We have demonstrated the ability of deep neural networks to learn the complex relationship between changes in a multimode fiber’s environment (namely temperature and refractive index), and the intensity specklegram it outputs at its end facet. We have achieved higher accuracy and consistency over a larger measurand range than with a traditional statistical correlation (ZNCC) method. Furthermore, we have demonstrated that deep neural networks (DNNs) are able to learn this multimode fiber transmission relationship even when the training and testing specklegrams have been translated, something the correlation method is fatally vulnerable to. Finally, the feature recognition ability of convolutional neural networks (over both the MLP and ZNCC method) was exploited to predict measurands from translated specklegrams, even when none were included in the training dataset.

This work provides the first direct comparison of a standard statistical method to the use of DNNs in fiber specklegram sensing.
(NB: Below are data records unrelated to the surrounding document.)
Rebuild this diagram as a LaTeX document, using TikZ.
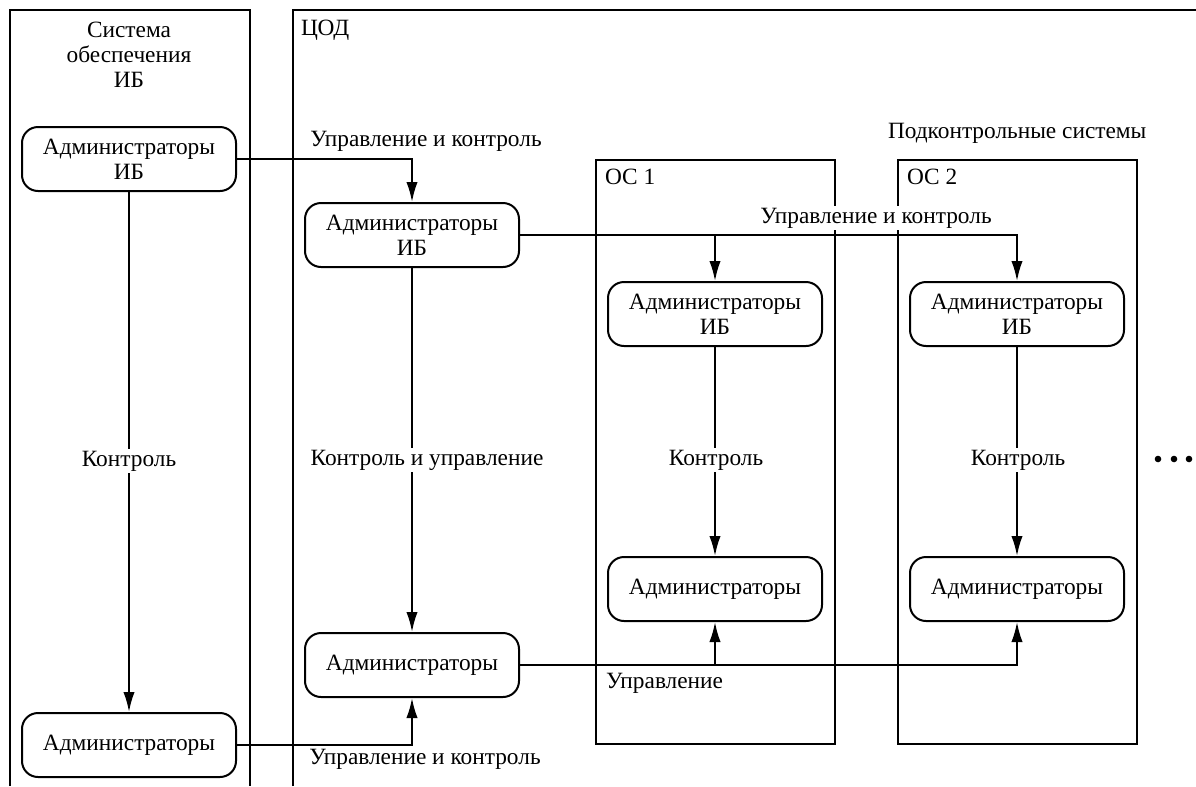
\documentclass[tikz,border=0pt]{standalone}
\usepackage{fontspec}
\setmainfont{Liberation Serif}
\usetikzlibrary{arrows.meta}

\tikzset{every picture/.style={line width=1.5pt}}
\tikzset{
	admbox/.style={draw, line width=1.5pt, rounded corners=12pt, minimum width=160.5pt, minimum height=48pt, align=center, inner sep=2pt},
	lbl/.style={fill=white, inner sep=1.5pt},
	txt/.style={anchor=west, inner sep=0pt},
	arr/.style={line width=1.5pt, -{Latex[length=15pt,width=8.5pt]}},
}

\begin{document}
\begin{tikzpicture}[x=0.75pt,y=0.75pt,yscale=-1,xscale=1,line width=1.5pt,font=\fontsize{17.5}{18.75}\selectfont]
	\useasboundingbox (0,0) rectangle (1196,786);

	%Frames
	\draw (10,786) -- (10,10) -- (250,10) -- (250,786);
	\draw (293,786) -- (293,10) -- (1196,10);
	\draw (596,160) rectangle (835,744);
	\draw (898,160) rectangle (1137,744);

	% Boxes
	\node[admbox] (sysA) at (129,159) {Администраторы\\ИБ};
	\node[admbox] (sysB) at (129,745) {Администраторы};
	\node[admbox] (codA) at (412,235) {Администраторы\\ИБ};
	\node[admbox] (codB) at (412,665) {Администраторы};
	\node[admbox] (osA1) at (715,314) {Администраторы\\ИБ};
	\node[admbox] (osB1) at (715,589) {Администраторы};
	\node[admbox] (osA2) at (1017,314) {Администраторы\\ИБ};
	\node[admbox] (osB2) at (1017,589) {Администраторы};

	%Straight Lines
	\draw[arr] (sysA.east) -| (codA.north);
	\draw[arr] (sysA.south) -- (sysB.north);
	\draw[arr] (sysB.east) -| (codB.south);
	\draw[arr] (codA.south) -- (codB.north);
	\draw[arr] (codA.east) -| (osA2.north);
	\draw[arr] (codA.east -| osA1.north) -- (osA1.north);
	\draw[arr] (osA1.south) -- (osB1.north);
	\draw[arr] (osA2.south) -- (osB2.north);
	\draw[arr] (codB.east) -| (osB2.south);
	\draw[arr] (codB.east -| osB1.south) -- (osB1.south);

	% Text Node
	\node[align=center] (sysT) at (129,55) {Система\\обеспечения\\ИБ};
	% Text Node
	\node[txt] (codT) at (300,30) {ЦОД};
	% Text Node
	\node[txt] (osT1) at (604,177) {ОС 1};
	% Text Node
	\node[txt] (osT2) at (906,177) {ОС 2};
	% Text Node
	\node[txt] (subT) at (887,133) {Подконтрольные системы};
	% Text Node
	\node[lbl] (l1) at (426,141) {Управление и контроль};
	\node[lbl] (l2) at (129,461) {Контроль};
	\node[lbl] (l3) at (427,460) {Контроль и управление};
	\node[lbl] (l4) at (425,759) {Управление и контроль};
	\node[lbl] (l5) at (876,218) {Управление и контроль};
	\node[lbl] (l6) at (716,460) {Контроль};
	\node[lbl] (l7) at (1018,460) {Контроль};
	\node[txt] (l8) at (605,683) {Управление};

	% Dots
	\foreach \x in {1158,1174,1189}
		\fill (\x,459) circle [radius=3.3];
\end{tikzpicture}
\end{document}
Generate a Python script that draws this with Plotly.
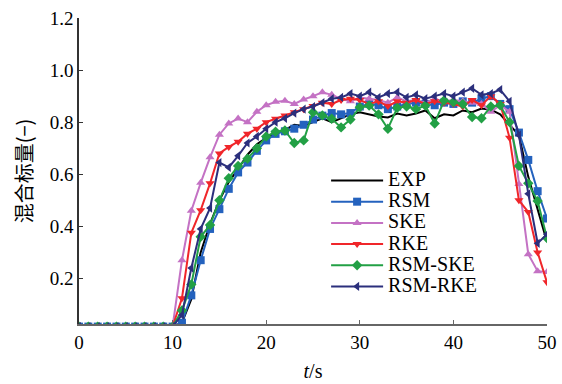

We have shown that limitations for the ZNCC method are easily handled by the DNNs, prompting the possibility of further work in the use of DNNs with FSSs and testing what their true limitations are.

This approach of using deep learning for sensing with an exposed core fiber has potential to be useful in biosensing, where the exposed core fiber excels. The use of DNNs could improve the versatility of sensors immensely, providing robustness against imaging alignment difficulties and dynamic range issues. Finally, the field of machine learning is vast, and the limits of its application to sensing and imaging are far from being reached. meaning further improvements from the deep learning aspect of this paper are to be expected.